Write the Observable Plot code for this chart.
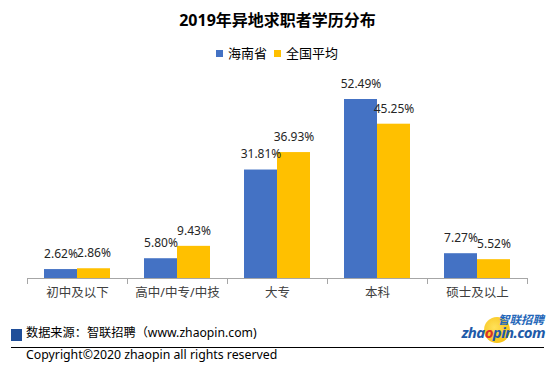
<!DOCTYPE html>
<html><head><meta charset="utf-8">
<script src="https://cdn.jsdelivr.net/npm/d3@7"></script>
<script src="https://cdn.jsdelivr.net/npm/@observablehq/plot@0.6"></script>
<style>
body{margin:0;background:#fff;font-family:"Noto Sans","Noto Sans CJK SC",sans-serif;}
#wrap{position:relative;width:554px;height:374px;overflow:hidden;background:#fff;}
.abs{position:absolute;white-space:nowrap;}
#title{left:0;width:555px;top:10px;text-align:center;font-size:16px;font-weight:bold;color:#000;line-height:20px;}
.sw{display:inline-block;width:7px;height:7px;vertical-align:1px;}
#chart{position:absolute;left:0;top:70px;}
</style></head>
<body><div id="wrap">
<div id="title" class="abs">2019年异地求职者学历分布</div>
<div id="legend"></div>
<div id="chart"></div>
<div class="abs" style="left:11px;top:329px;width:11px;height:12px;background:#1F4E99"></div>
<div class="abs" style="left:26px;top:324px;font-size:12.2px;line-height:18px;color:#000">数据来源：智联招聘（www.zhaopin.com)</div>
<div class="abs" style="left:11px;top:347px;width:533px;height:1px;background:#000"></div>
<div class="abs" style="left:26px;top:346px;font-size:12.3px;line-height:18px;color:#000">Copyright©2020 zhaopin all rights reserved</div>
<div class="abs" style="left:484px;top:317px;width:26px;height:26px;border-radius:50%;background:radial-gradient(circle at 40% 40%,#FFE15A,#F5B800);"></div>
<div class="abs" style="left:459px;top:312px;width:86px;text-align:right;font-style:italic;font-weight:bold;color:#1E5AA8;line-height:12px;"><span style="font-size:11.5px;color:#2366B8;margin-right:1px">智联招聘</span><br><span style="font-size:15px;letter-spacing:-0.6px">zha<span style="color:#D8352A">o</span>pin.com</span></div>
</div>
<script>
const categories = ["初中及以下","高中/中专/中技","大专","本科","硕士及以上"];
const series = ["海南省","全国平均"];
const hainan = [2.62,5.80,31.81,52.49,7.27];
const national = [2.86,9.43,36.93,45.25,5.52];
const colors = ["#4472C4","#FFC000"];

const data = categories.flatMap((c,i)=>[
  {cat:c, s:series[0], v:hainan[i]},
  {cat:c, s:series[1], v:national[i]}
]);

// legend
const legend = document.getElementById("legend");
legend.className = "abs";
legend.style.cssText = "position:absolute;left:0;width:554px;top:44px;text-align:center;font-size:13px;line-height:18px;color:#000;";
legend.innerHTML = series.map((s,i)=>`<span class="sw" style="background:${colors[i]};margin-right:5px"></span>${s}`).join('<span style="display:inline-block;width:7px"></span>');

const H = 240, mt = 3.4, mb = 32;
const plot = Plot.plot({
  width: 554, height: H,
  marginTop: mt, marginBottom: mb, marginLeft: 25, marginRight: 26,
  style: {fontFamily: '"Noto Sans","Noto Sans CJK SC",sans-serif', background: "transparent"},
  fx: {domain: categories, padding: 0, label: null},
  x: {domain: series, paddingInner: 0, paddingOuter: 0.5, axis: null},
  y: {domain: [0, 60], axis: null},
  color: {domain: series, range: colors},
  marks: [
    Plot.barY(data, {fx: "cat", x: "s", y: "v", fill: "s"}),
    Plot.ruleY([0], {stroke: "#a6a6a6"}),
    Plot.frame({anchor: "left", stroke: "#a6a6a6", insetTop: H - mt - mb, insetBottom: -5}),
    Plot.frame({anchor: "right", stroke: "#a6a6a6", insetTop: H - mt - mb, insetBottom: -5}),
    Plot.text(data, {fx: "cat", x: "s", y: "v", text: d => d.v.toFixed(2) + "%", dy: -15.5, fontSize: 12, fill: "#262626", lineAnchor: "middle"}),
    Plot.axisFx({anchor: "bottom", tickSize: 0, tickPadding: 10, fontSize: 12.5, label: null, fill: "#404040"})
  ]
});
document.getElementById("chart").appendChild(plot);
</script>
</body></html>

● Requirements
Make an exact copy of the data above, pictures excluded.

● Output of the exercise
Write the Observable Plot code for this chart.
<!DOCTYPE html>
<html><head><meta charset="utf-8">
<script src="https://cdn.jsdelivr.net/npm/d3@7"></script>
<script src="https://cdn.jsdelivr.net/npm/@observablehq/plot@0.6"></script>
<style>
body{margin:0;background:#fff;font-family:"Noto Sans","Noto Sans CJK SC",sans-serif;}
#wrap{position:relative;width:554px;height:374px;overflow:hidden;background:#fff;}
.abs{position:absolute;white-space:nowrap;}
#title{left:0;width:555px;top:10px;text-align:center;font-size:16px;font-weight:bold;color:#000;line-height:20px;}
.sw{display:inline-block;width:7px;height:7px;vertical-align:1px;}
#chart{position:absolute;left:0;top:70px;}
</style></head>
<body><div id="wrap">
<div id="title" class="abs">2019年异地求职者学历分布</div>
<div id="legend"></div>
<div id="chart"></div>
<div class="abs" style="left:11px;top:329px;width:11px;height:12px;background:#1F4E99"></div>
<div class="abs" style="left:26px;top:324px;font-size:12.2px;line-height:18px;color:#000">数据来源：智联招聘（www.zhaopin.com)</div>
<div class="abs" style="left:11px;top:347px;width:533px;height:1px;background:#000"></div>
<div class="abs" style="left:26px;top:346px;font-size:12.3px;line-height:18px;color:#000">Copyright©2020 zhaopin all rights reserved</div>
<div class="abs" style="left:484px;top:317px;width:26px;height:26px;border-radius:50%;background:radial-gradient(circle at 40% 40%,#FFE15A,#F5B800);"></div>
<div class="abs" style="left:459px;top:312px;width:86px;text-align:right;font-style:italic;font-weight:bold;color:#1E5AA8;line-height:12px;"><span style="font-size:11.5px;color:#2366B8;margin-right:1px">智联招聘</span><br><span style="font-size:15px;letter-spacing:-0.6px">zha<span style="color:#D8352A">o</span>pin.com</span></div>
</div>
<script>
const categories = ["初中及以下","高中/中专/中技","大专","本科","硕士及以上"];
const series = ["海南省","全国平均"];
const hainan = [2.62,5.80,31.81,52.49,7.27];
const national = [2.86,9.43,36.93,45.25,5.52];
const colors = ["#4472C4","#FFC000"];

const data = categories.flatMap((c,i)=>[
  {cat:c, s:series[0], v:hainan[i]},
  {cat:c, s:series[1], v:national[i]}
]);

// legend
const legend = document.getElementById("legend");
legend.className = "abs";
legend.style.cssText = "position:absolute;left:0;width:554px;top:44px;text-align:center;font-size:13px;line-height:18px;color:#000;";
legend.innerHTML = series.map((s,i)=>`<span class="sw" style="background:${colors[i]};margin-right:5px"></span>${s}`).join('<span style="display:inline-block;width:7px"></span>');

const H = 240, mt = 3.4, mb = 32;
const plot = Plot.plot({
  width: 554, height: H,
  marginTop: mt, marginBottom: mb, marginLeft: 25, marginRight: 26,
  style: {fontFamily: '"Noto Sans","Noto Sans CJK SC",sans-serif', background: "transparent"},
  fx: {domain: categories, padding: 0, label: null},
  x: {domain: series, paddingInner: 0, paddingOuter: 0.5, axis: null},
  y: {domain: [0, 60], axis: null},
  color: {domain: series, range: colors},
  marks: [
    Plot.barY(data, {fx: "cat", x: "s", y: "v", fill: "s"}),
    Plot.ruleY([0], {stroke: "#a6a6a6"}),
    Plot.frame({anchor: "left", stroke: "#a6a6a6", insetTop: H - mt - mb, insetBottom: -5}),
    Plot.frame({anchor: "right", stroke: "#a6a6a6", insetTop: H - mt - mb, insetBottom: -5}),
    Plot.text(data, {fx: "cat", x: "s", y: "v", text: d => d.v.toFixed(2) + "%", dy: -15.5, fontSize: 12, fill: "#262626", lineAnchor: "middle"}),
    Plot.axisFx({anchor: "bottom", tickSize: 0, tickPadding: 10, fontSize: 12.5, label: null, fill: "#404040"})
  ]
});
document.getElementById("chart").appendChild(plot);
</script>
</body></html>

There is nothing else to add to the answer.